COLLECTED DATA:
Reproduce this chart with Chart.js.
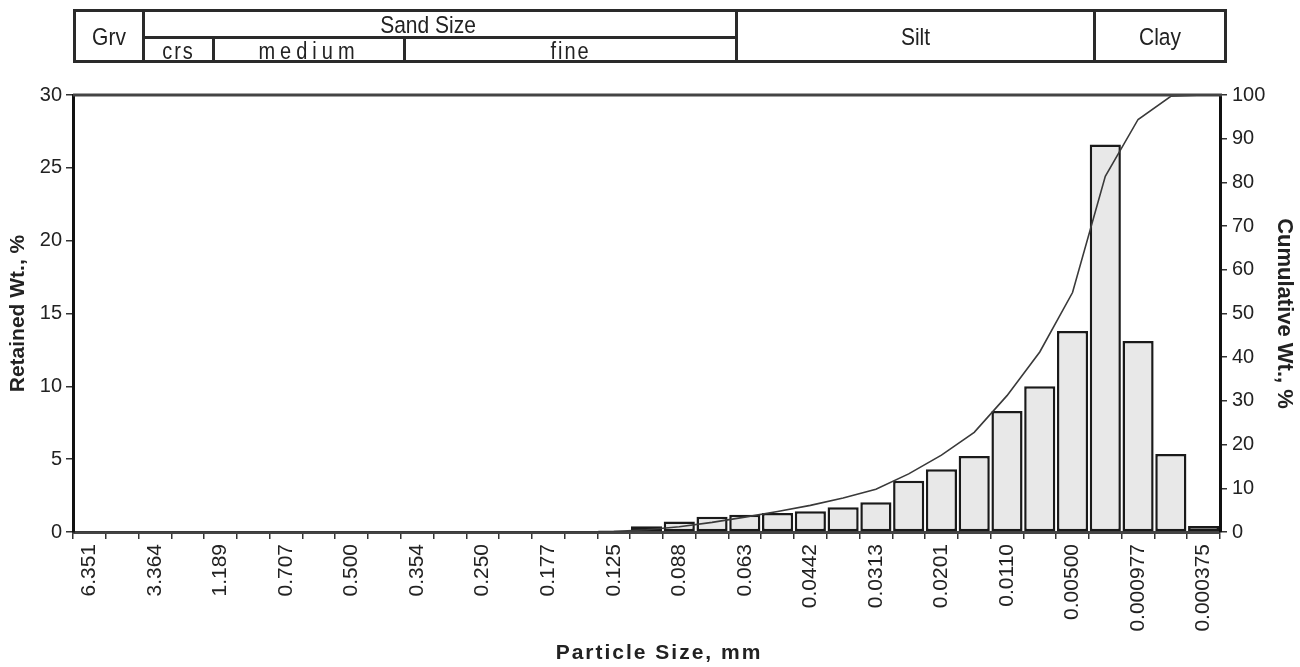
<!DOCTYPE html>
<html>
<head>
<meta charset="utf-8">
<script src="https://cdn.jsdelivr.net/npm/chart.js@4.4.1/dist/chart.umd.min.js"></script>
<style>
  body { margin: 0; background: #fff; font-family: "Liberation Sans", Arial, sans-serif; }
  #wrap { position: relative; width: 1300px; height: 667px; }
  #myChart { position: absolute; left: 0; top: 0; }
  .cell {
    position: absolute; box-sizing: border-box; border: 3px solid #2a2a2a;
    display: flex; align-items: center; justify-content: center;
    color: #222; font-size: 21px; line-height: 1;
  }
  .cell span { display: inline-block; transform: scaleY(1.15); }
  .low { font-size: 20px; letter-spacing: 2px; padding-top: 2px; }
  #xTitle {
    position: absolute; left: 0; width: 1318px; top: 640px; text-align: center;
    font-weight: bold; font-size: 21px; letter-spacing: 2px; color: #222; line-height: 24px;
  }
</style>
</head>
<body>
<div id="wrap">
  <canvas id="myChart" width="1300" height="667"></canvas>
  <div class="cell" style="left:73px;top:9px;width:72px;height:54px;"><span>Grv</span></div>
  <div class="cell" style="left:142px;top:9px;width:596px;height:30px;padding-right:24px;"><span>Sand Size</span></div>
  <div class="cell low" style="left:142px;top:36px;width:73px;height:27px;"><span>crs</span></div>
  <div class="cell low" style="left:212px;top:36px;width:194px;height:27px;letter-spacing:5px;"><span>medium</span></div>
  <div class="cell low" style="left:403px;top:36px;width:335px;height:27px;"><span>fine</span></div>
  <div class="cell" style="left:735px;top:9px;width:361px;height:54px;"><span>Silt</span></div>
  <div class="cell" style="left:1093px;top:9px;width:134px;height:54px;"><span>Clay</span></div>
  <div id="xTitle">Particle Size, mm</div>
</div>
<script>
// particle size classes, mm (only every other one is labelled)
const sizeLabels = [
  '6.351', '', '3.364', '', '1.189', '', '0.707', '', '0.500', '',
  '0.354', '', '0.250', '', '0.177', '', '0.125', '', '0.088', '',
  '0.063', '', '0.0442', '', '0.0313', '', '0.0201', '', '0.0110', '',
  '0.00500', '', '0.000977', '', '0.000375'
];

// retained weight per class, %
const retained = [
  0.02, 0.02, 0.02, 0.02, 0.02, 0.02, 0.02, 0.02, 0.02, 0.02,
  0.02, 0.02, 0.02, 0.02, 0.02, 0.02, 0.1, 0.4, 0.72, 1.04,
  1.18, 1.3, 1.42, 1.7, 2.05, 3.52, 4.3, 5.22, 8.3, 10.0,
  13.8, 26.6, 13.12, 5.36, 0.41
];

// cumulative weight, %
const cumulative = [
  0, 0, 0, 0, 0, 0, 0, 0, 0, 0,
  0, 0, 0, 0, 0, 0, 0.1, 0.5, 1.2, 2.2,
  3.4, 4.7, 6.1, 7.8, 9.8, 13.3, 17.6, 22.8, 31.2, 41.2,
  54.8, 81.4, 94.4, 99.7, 100
];

const leftTicks = { min: 0, max: 30, step: 5 };
const rightTicks = { min: 0, max: 100, step: 10 };

const textColor = '#222';

// top edge of the plot frame
const frameTop = {
  id: 'frameTop',
  afterDraw(chart) {
    let a = chart.chartArea;
    let ctx = chart.ctx;
    ctx.save();
    ctx.strokeStyle = '#444';
    ctx.lineWidth = 3;
    ctx.beginPath();
    ctx.moveTo(a.left, a.top);
    ctx.lineTo(a.right + 2, a.top);
    ctx.stroke();
    ctx.restore();
  }
};

const ctx = document.getElementById('myChart').getContext('2d');
new Chart(ctx, {
  type: 'bar',
  data: {
    labels: sizeLabels,
    datasets: [
      {
        type: 'line',
        label: 'Cumulative Wt., %',
        data: cumulative,
        yAxisID: 'y2',
        borderColor: '#3a3a3a',
        borderWidth: 1.6,
        pointRadius: 0,
        tension: 0,
        fill: false,
        order: 0
      },
      {
        label: 'Retained Wt., %',
        data: retained,
        yAxisID: 'y',
        backgroundColor: '#e8e8e8',
        borderColor: '#1a1a1a',
        borderWidth: 2.5,
        borderSkipped: false,
        barPercentage: 0.95,
        categoryPercentage: 1.0,
        order: 1
      }
    ]
  },
  options: {
    responsive: false,
    animation: false,
    layout: { padding: { top: 95, left: 0, right: 0, bottom: 0 } },
    plugins: { legend: { display: false }, tooltip: { enabled: false } },
    scales: {
      x: {
        offset: true,
        grid: { offset: true, drawOnChartArea: false, drawTicks: true, tickLength: 7, color: '#333', lineWidth: 1.5 },
        border: { display: true, color: '#444', width: 3 },
        ticks: { autoSkip: false, maxRotation: 90, minRotation: 90, padding: 5, color: textColor,
                 font: { family: 'Liberation Sans', size: 21 } },
        afterFit: function(scale) { scale.height = 135; }
      },
      y: {
        position: 'left',
        min: leftTicks.min,
        max: leftTicks.max,
        grid: { drawOnChartArea: false, drawTicks: true, tickLength: 7, color: '#333', lineWidth: 1.5 },
        border: { display: true, color: '#111', width: 3 },
        ticks: { stepSize: leftTicks.step, padding: 4, color: textColor, font: { family: 'Liberation Sans', size: 20 } },
        title: { display: true, text: 'Retained Wt., %', color: textColor,
                 font: { family: 'Liberation Sans', size: 21, weight: 'bold' }, padding: { top: 6, bottom: 0 } },
        afterFit: function(scale) { scale.width = 73; }
      },
      y2: {
        position: 'right',
        min: rightTicks.min,
        max: rightTicks.max,
        grid: { drawOnChartArea: false, drawTicks: true, tickLength: 7, color: '#333', lineWidth: 1.5 },
        border: { display: true, color: '#111', width: 3 },
        ticks: { stepSize: rightTicks.step, padding: 5, color: textColor, font: { family: 'Liberation Sans', size: 20 } },
        title: { display: true, text: 'Cumulative Wt., %', color: textColor,
                 font: { family: 'Liberation Sans', size: 22, weight: 'bold' }, padding: { top: 3, bottom: 0 } },
        afterFit: function(scale) { scale.width = 80; }
      }
    }
  },
  plugins: [frameTop]
});
</script>
</body>
</html>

EXERCISE BRIEF:
Transcribe the preceding listing in its entirety and with exact wording, leaving out pictures.

RESULT BELOW:
Reproduce this chart with Chart.js.
<!DOCTYPE html>
<html>
<head>
<meta charset="utf-8">
<script src="https://cdn.jsdelivr.net/npm/chart.js@4.4.1/dist/chart.umd.min.js"></script>
<style>
  body { margin: 0; background: #fff; font-family: "Liberation Sans", Arial, sans-serif; }
  #wrap { position: relative; width: 1300px; height: 667px; }
  #myChart { position: absolute; left: 0; top: 0; }
  .cell {
    position: absolute; box-sizing: border-box; border: 3px solid #2a2a2a;
    display: flex; align-items: center; justify-content: center;
    color: #222; font-size: 21px; line-height: 1;
  }
  .cell span { display: inline-block; transform: scaleY(1.15); }
  .low { font-size: 20px; letter-spacing: 2px; padding-top: 2px; }
  #xTitle {
    position: absolute; left: 0; width: 1318px; top: 640px; text-align: center;
    font-weight: bold; font-size: 21px; letter-spacing: 2px; color: #222; line-height: 24px;
  }
</style>
</head>
<body>
<div id="wrap">
  <canvas id="myChart" width="1300" height="667"></canvas>
  <div class="cell" style="left:73px;top:9px;width:72px;height:54px;"><span>Grv</span></div>
  <div class="cell" style="left:142px;top:9px;width:596px;height:30px;padding-right:24px;"><span>Sand Size</span></div>
  <div class="cell low" style="left:142px;top:36px;width:73px;height:27px;"><span>crs</span></div>
  <div class="cell low" style="left:212px;top:36px;width:194px;height:27px;letter-spacing:5px;"><span>medium</span></div>
  <div class="cell low" style="left:403px;top:36px;width:335px;height:27px;"><span>fine</span></div>
  <div class="cell" style="left:735px;top:9px;width:361px;height:54px;"><span>Silt</span></div>
  <div class="cell" style="left:1093px;top:9px;width:134px;height:54px;"><span>Clay</span></div>
  <div id="xTitle">Particle Size, mm</div>
</div>
<script>
// particle size classes, mm (only every other one is labelled)
const sizeLabels = [
  '6.351', '', '3.364', '', '1.189', '', '0.707', '', '0.500', '',
  '0.354', '', '0.250', '', '0.177', '', '0.125', '', '0.088', '',
  '0.063', '', '0.0442', '', '0.0313', '', '0.0201', '', '0.0110', '',
  '0.00500', '', '0.000977', '', '0.000375'
];

// retained weight per class, %
const retained = [
  0.02, 0.02, 0.02, 0.02, 0.02, 0.02, 0.02, 0.02, 0.02, 0.02,
  0.02, 0.02, 0.02, 0.02, 0.02, 0.02, 0.1, 0.4, 0.72, 1.04,
  1.18, 1.3, 1.42, 1.7, 2.05, 3.52, 4.3, 5.22, 8.3, 10.0,
  13.8, 26.6, 13.12, 5.36, 0.41
];

// cumulative weight, %
const cumulative = [
  0, 0, 0, 0, 0, 0, 0, 0, 0, 0,
  0, 0, 0, 0, 0, 0, 0.1, 0.5, 1.2, 2.2,
  3.4, 4.7, 6.1, 7.8, 9.8, 13.3, 17.6, 22.8, 31.2, 41.2,
  54.8, 81.4, 94.4, 99.7, 100
];

const leftTicks = { min: 0, max: 30, step: 5 };
const rightTicks = { min: 0, max: 100, step: 10 };

const textColor = '#222';

// top edge of the plot frame
const frameTop = {
  id: 'frameTop',
  afterDraw(chart) {
    let a = chart.chartArea;
    let ctx = chart.ctx;
    ctx.save();
    ctx.strokeStyle = '#444';
    ctx.lineWidth = 3;
    ctx.beginPath();
    ctx.moveTo(a.left, a.top);
    ctx.lineTo(a.right + 2, a.top);
    ctx.stroke();
    ctx.restore();
  }
};

const ctx = document.getElementById('myChart').getContext('2d');
new Chart(ctx, {
  type: 'bar',
  data: {
    labels: sizeLabels,
    datasets: [
      {
        type: 'line',
        label: 'Cumulative Wt., %',
        data: cumulative,
        yAxisID: 'y2',
        borderColor: '#3a3a3a',
        borderWidth: 1.6,
        pointRadius: 0,
        tension: 0,
        fill: false,
        order: 0
      },
      {
        label: 'Retained Wt., %',
        data: retained,
        yAxisID: 'y',
        backgroundColor: '#e8e8e8',
        borderColor: '#1a1a1a',
        borderWidth: 2.5,
        borderSkipped: false,
        barPercentage: 0.95,
        categoryPercentage: 1.0,
        order: 1
      }
    ]
  },
  options: {
    responsive: false,
    animation: false,
    layout: { padding: { top: 95, left: 0, right: 0, bottom: 0 } },
    plugins: { legend: { display: false }, tooltip: { enabled: false } },
    scales: {
      x: {
        offset: true,
        grid: { offset: true, drawOnChartArea: false, drawTicks: true, tickLength: 7, color: '#333', lineWidth: 1.5 },
        border: { display: true, color: '#444', width: 3 },
        ticks: { autoSkip: false, maxRotation: 90, minRotation: 90, padding: 5, color: textColor,
                 font: { family: 'Liberation Sans', size: 21 } },
        afterFit: function(scale) { scale.height = 135; }
      },
      y: {
        position: 'left',
        min: leftTicks.min,
        max: leftTicks.max,
        grid: { drawOnChartArea: false, drawTicks: true, tickLength: 7, color: '#333', lineWidth: 1.5 },
        border: { display: true, color: '#111', width: 3 },
        ticks: { stepSize: leftTicks.step, padding: 4, color: textColor, font: { family: 'Liberation Sans', size: 20 } },
        title: { display: true, text: 'Retained Wt., %', color: textColor,
                 font: { family: 'Liberation Sans', size: 21, weight: 'bold' }, padding: { top: 6, bottom: 0 } },
        afterFit: function(scale) { scale.width = 73; }
      },
      y2: {
        position: 'right',
        min: rightTicks.min,
        max: rightTicks.max,
        grid: { drawOnChartArea: false, drawTicks: true, tickLength: 7, color: '#333', lineWidth: 1.5 },
        border: { display: true, color: '#111', width: 3 },
        ticks: { stepSize: rightTicks.step, padding: 5, color: textColor, font: { family: 'Liberation Sans', size: 20 } },
        title: { display: true, text: 'Cumulative Wt., %', color: textColor,
                 font: { family: 'Liberation Sans', size: 22, weight: 'bold' }, padding: { top: 3, bottom: 0 } },
        afterFit: function(scale) { scale.width = 80; }
      }
    }
  },
  plugins: [frameTop]
});
</script>
</body>
</html>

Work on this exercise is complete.